When testing on a Cloud provider’s Kubernetes offering, the following active series usage was observed:
- 3-Node cluster, 17 running Pods, 31 running containers: 3.8k active series
- The only Pods deployed into the cluster were Grafana Agent and kube-state-metrics. The rest were running in the
kube-system
Namespace and managed by the cloud provider
- The only Pods deployed into the cluster were Grafana Agent and kube-state-metrics. The rest were running in the
- From this baseline, active series usage roughly increased by:
- 1000 active series per additional Node
- 75 active series per additional Pod (vanilla Nginx Pods were deployed into the cluster)
These are very rough guidelines and results may vary depending on your Cloud provider or Kubernetes version. Note also that these figures are based on the scrape targets configured above, and not additional targets such as application metrics, API server metrics, and scheduler metrics.
Logs management
To analyze, customize, and deduplicate logs, refer to Logs in Explore.
How Kubernetes Monitoring works
We use kube-state-metrics to generate metrics from Kubernetes objects without modification, and send these metrics to Grafana Cloud. We use Loki to collect logs from the Kubernetes objects and send the logs to Grafana Cloud.
We are heavily indebted to the open source kubernetes-mixin project, from which the dashboards, recording rules, and alerting rules have been derived. We will continue to contribute bug fixes and new features upstream.
Metrics
Kubernetes Monitoring scrapes the following items to provide metrics:
- cAdvisor: Running Daemon that provides information about running containers. Provides metrics on container resource usage (CPU, memory, disk).
- kubelet: Primary “node agent” that runs on each Node in the cluster and ensures containers are running.
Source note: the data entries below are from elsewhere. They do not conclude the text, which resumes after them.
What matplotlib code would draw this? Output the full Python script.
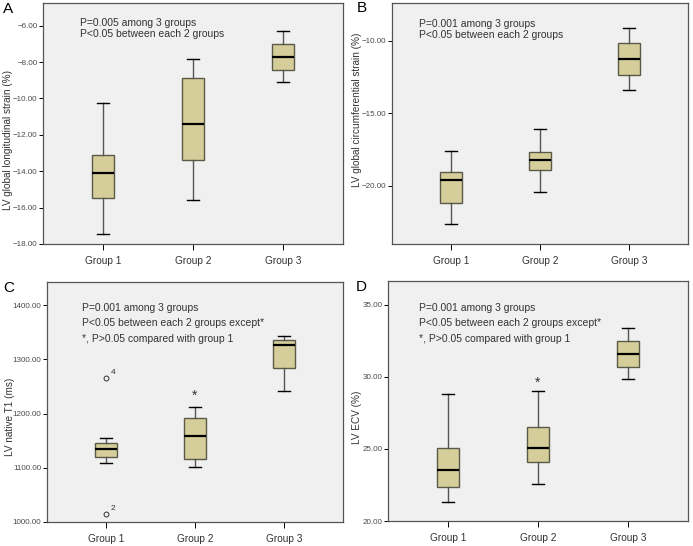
import matplotlib.pyplot as plt
from matplotlib.ticker import FuncFormatter

plt.rcParams['font.family'] = ['Liberation Sans', 'DejaVu Sans']

groups = ['Group 1', 'Group 2', 'Group 3']

# A: LV global longitudinal strain
a_lo = [-17.47, -15.6, -9.1]
a_q1 = [-15.49, -13.4, -8.41]
a_med = [-14.08, -11.4, -7.71]
a_q3 = [-13.09, -8.85, -7.0]
a_hi = [-10.25, -7.82, -6.29]

# B: LV global circumferential strain
b_lo = [-22.63, -20.41, -13.41]
b_q1 = [-21.2, -18.94, -12.35]
b_med = [-19.63, -18.25, -11.29]
b_q3 = [-19.07, -17.7, -10.19]
b_hi = [-17.58, -16.1, -9.12]

# C: LV native T1
c_lo = [1109, 1101, 1241]
c_q1 = [1119, 1117, 1284]
c_med = [1135, 1158, 1327]
c_q3 = [1145, 1191, 1335]
c_hi = [1155, 1213, 1343]
c_fliers = [[1266, 1015], [], []]
c_flier_ids = [['4', '2'], [], []]

# D: LV ECV
d_lo = [21.35, 22.55, 29.81]
d_q1 = [22.35, 24.09, 30.69]
d_med = [23.52, 25.03, 31.6]
d_q3 = [25.06, 26.52, 32.48]
d_hi = [28.78, 29.0, 33.37]

fill = '#d5cd9a'
edge = '#5b5a48'
txt = '#333333'
W, H = 693.0, 546.0


def make_stats(lo, q1, med, q3, hi, fliers=None):
    out = []
    for i in range(len(lo)):
        out.append(dict(whislo=lo[i], q1=q1[i], med=med[i], q3=q3[i], whishi=hi[i],
                        fliers=(fliers[i] if fliers else [])))
    return out


def panel(box_px, stats, ylim, yticks, ylabel, label_px, letter, letter_px, notes, note_x, note_y):
    # box_px: left, top, right, bottom in pixels from the top-left corner
    l, t, r, b = box_px
    ax = fig.add_axes([l / W, 1 - b / H, (r - l) / W, (b - t) / H])
    ax.set_facecolor('#f0f0f0')
    ax.bxp(stats, positions=[1, 2, 3], widths=0.25, capwidths=0.13, patch_artist=True,
           boxprops=dict(facecolor=fill, edgecolor=edge, linewidth=1.0),
           medianprops=dict(color='black', linewidth=1.6),
           whiskerprops=dict(color='#555555', linewidth=1.0),
           capprops=dict(color='black', linewidth=1.0),
           flierprops=dict(marker='o', markersize=3.5, markerfacecolor='none',
                           markeredgecolor='#333333', markeredgewidth=0.7))
    ax.set_xlim(0.333, 3.667)
    ax.set_ylim(*ylim)
    ax.set_yticks(yticks)
    ax.yaxis.set_major_formatter(FuncFormatter(lambda v, p: ('%.2f' % v).replace('-', '\u2212')))
    ax.set_xticks([1, 2, 3])
    ax.set_xticklabels(groups, fontsize=7.3, color=txt)
    ax.tick_params(axis='y', labelsize=5.8, labelcolor='#4a4a4a', length=3, width=0.7, pad=1)
    ax.tick_params(axis='x', length=4, width=0.7, pad=4.5)
    for s in ax.spines.values():
        s.set_color('#555555')
        s.set_linewidth(0.9)
    ax.set_ylabel(ylabel, fontsize=7.2, color=txt)
    ax.yaxis.set_label_coords(label_px[0] / W, 1 - label_px[1] / H, transform=fig.transFigure)
    ax.yaxis.label.set_va('center')
    for i, line in enumerate(notes):
        ax.text(note_x, note_y[i], line, transform=ax.transAxes, fontsize=7.5,
                color=txt, va='center', ha='left')
    fig.text(letter_px[0] / W, 1 - letter_px[1] / H, letter, fontsize=11, color='black',
             ha='center', va='center')
    return ax


fig = plt.figure(figsize=(6.93, 5.46), dpi=100)

axA = panel((43, 3, 343, 244), make_stats(a_lo, a_q1, a_med, a_q3, a_hi),
            (-18, -4.75), [-18, -16, -14, -12, -10, -8, -6],
            'LV global longitudinal strain (%)', (8, 140), 'A', (8, 9),
            ['P=0.005 among 3 groups', 'P<0.05 between each 2 groups'], 0.123, [0.917, 0.871])

axB = panel((392, 3, 688, 244), make_stats(b_lo, b_q1, b_med, b_q3, b_hi),
            (-24.03, -7.4), [-20, -15, -10],
            'LV global circumferential strain (%)', (357, 110), 'B', (362, 8),
            ['P=0.001 among 3 groups', 'P<0.05 between each 2 groups'], 0.09, [0.913, 0.867])

axC = panel((47, 282, 343, 522), make_stats(c_lo, c_q1, c_med, c_q3, c_hi, c_fliers),
            (1000, 1442.7), [1000, 1100, 1200, 1300, 1400],
            'LV native T1 (ms)', (10, 417), 'C', (9, 288),
            ['P=0.001 among 3 groups', 'P<0.05 between each 2 groups except*',
             '*, P>0.05 compared with group 1'], 0.117, [0.893, 0.831, 0.764])
for i, (vals, ids) in enumerate(zip(c_fliers, c_flier_ids)):
    for v, label in zip(vals, ids):
        axC.annotate(label, (i + 1, v), xytext=(3, 3), textcoords='offset points',
                     fontsize=6, color=txt)
axC.text(2, c_hi[1] + 6, '*', fontsize=10, color=txt, ha='center', va='bottom')

axD = panel((388, 281, 688, 521), make_stats(d_lo, d_q1, d_med, d_q3, d_hi),
            (20, 36.63), [20, 25, 30, 35],
            'LV ECV (%)', (357, 417), 'D', (361, 287),
            ['P=0.001 among 3 groups', 'P<0.05 between each 2 groups except*',
             '*, P>0.05 compared with group 1'], 0.103, [0.889, 0.826, 0.757])
axD.text(2, d_hi[1] + 0.1, '*', fontsize=10, color=txt, ha='center', va='bottom')

fig.savefig('out.png', dpi=100)
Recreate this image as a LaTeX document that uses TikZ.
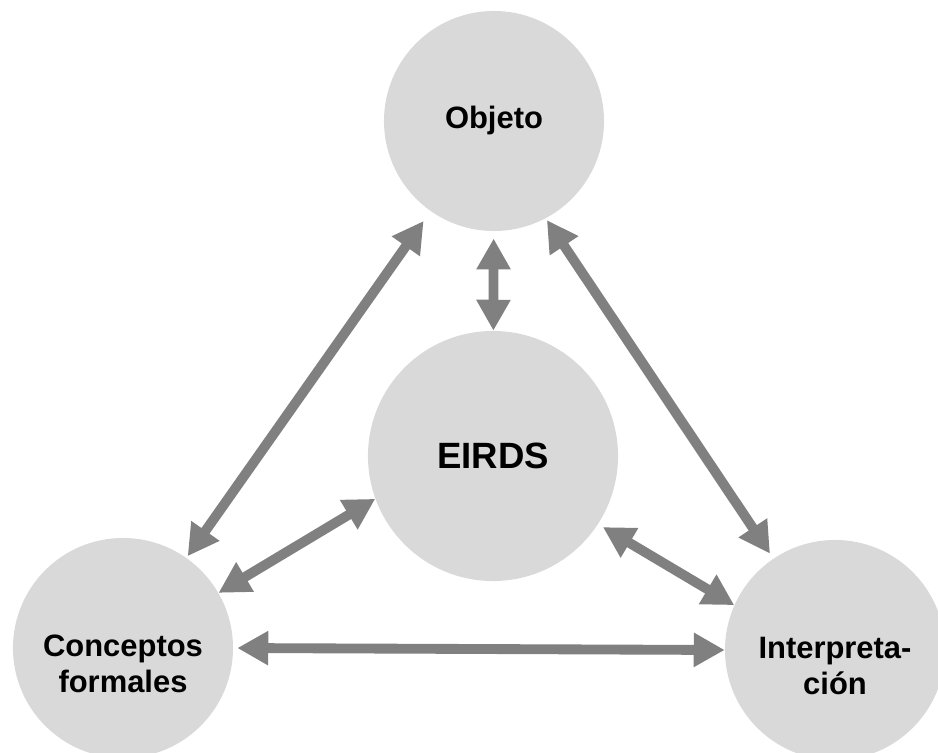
\documentclass[tikz,border=0pt]{standalone}
\usepackage{fontspec}
\setmainfont{Liberation Sans}
\usetikzlibrary{arrows.meta}

\definecolor{circfill}{RGB}{217,217,217}
\definecolor{arrowgray}{RGB}{128,128,128}

\begin{document}
\begin{tikzpicture}[x=0.025cm, y=-0.025cm,
  circ/.style={circle, fill=circfill, inner sep=0pt, minimum size=5.5cm,
    font=\bfseries\fontsize{22}{26}\selectfont, align=center},
  txt/.style={font=\bfseries\fontsize{22}{26}\selectfont, align=center, yshift=-0.4cm},
  link/.style={draw=arrowgray, line width=7pt,
    {Triangle[length=22pt,width=23pt]}-{Triangle[length=22pt,width=23pt]}}]

\useasboundingbox (0,0) rectangle (938,753);

\node[circ] (obj) at (494,121) {Objeto};
\node[circ, minimum size=6.25cm, font=\bfseries\fontsize{26}{30}\selectfont] (eirds) at (493,456) {EIRDS};
\node[circ, label={[txt, name=cftext]center:Conceptos\\formales}] (cf) at (123,648) {};
\node[circ, label={[txt, name=inttext]center:Interpreta-\\ción}] (int) at (835,650) {};

\draw[link, shorten <=0.3cm, shorten >=0.05cm] (obj) -- (cf);
\draw[link, shorten <=0.18cm] (obj) -- (eirds);
\draw[link, shorten <=0.05cm, shorten >=0.15cm] (obj.298) -- (int.124);
\draw[link] (cf.30) -- (eirds.200);
\draw[link, shorten <=0.14cm] (eirds.327) -- (int.156);
\draw[link, shorten <=0.1cm] (cf.east) -- (int.west);

\end{tikzpicture}
\end{document}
Provides metrics on Pods and their containers.
- kube-state-metrics: Service that generates metrics from Kubernetes objects without modification. Provides metrics on the state of objects in your cluster (Pods, Deployments, DaemonSets). Required for the cluster navigation feature.
- node-exporter: Prometheus exporter. Gathers gathering hardware and OS metrics for Linux Nodes in the cluster.
kube-state-metrics
The following metrics are required to use the Kubernetes Monitoring cluster navigation feature:
- kube_namespace_status_phase
- container_cpu_usage_seconds_total
- kube_pod_status_phase
- kube_pod_start_time
- kube_pod_container_status_restarts_total
- kube_pod_container_info
- kube_pod_container_status_waiting_reason
- kube_daemonset.\*
- kube_replicaset.\*
- kube_statefulset.\*
- kube_job.\*
- kube_node*
- kube_cluster*
- node_cpu_seconds_total
- node_memory_MemAvailable_bytes
- node_filesystem_size_bytes
- node_namespace_pod_container
- container_memory_working_set_bytes
- job="integrations/kubernetes/eventhandler" (for event logs, comes default with Grafana agent)
Note: Logs are not required for Kubernetes Monitoring to work, but they provide additional context in some views of the Cluster navigation tab. Log entries must be sent to a Loki data source withcluster
,namespace
, andpod
labels.
Logs
Kubernetes Monitoring uses Agent Flow mode to collect logs from all Pods running in your cluster and send them to Loki in Grafana Cloud.
Events
Kubernetes events provide helpful logging information emitted by Kubernetes cluster controllers. Agent Flow mode contains an embedded integration that watches for event objects in your clusters, and sends them to Grafana Cloud for long-term storage and analysis.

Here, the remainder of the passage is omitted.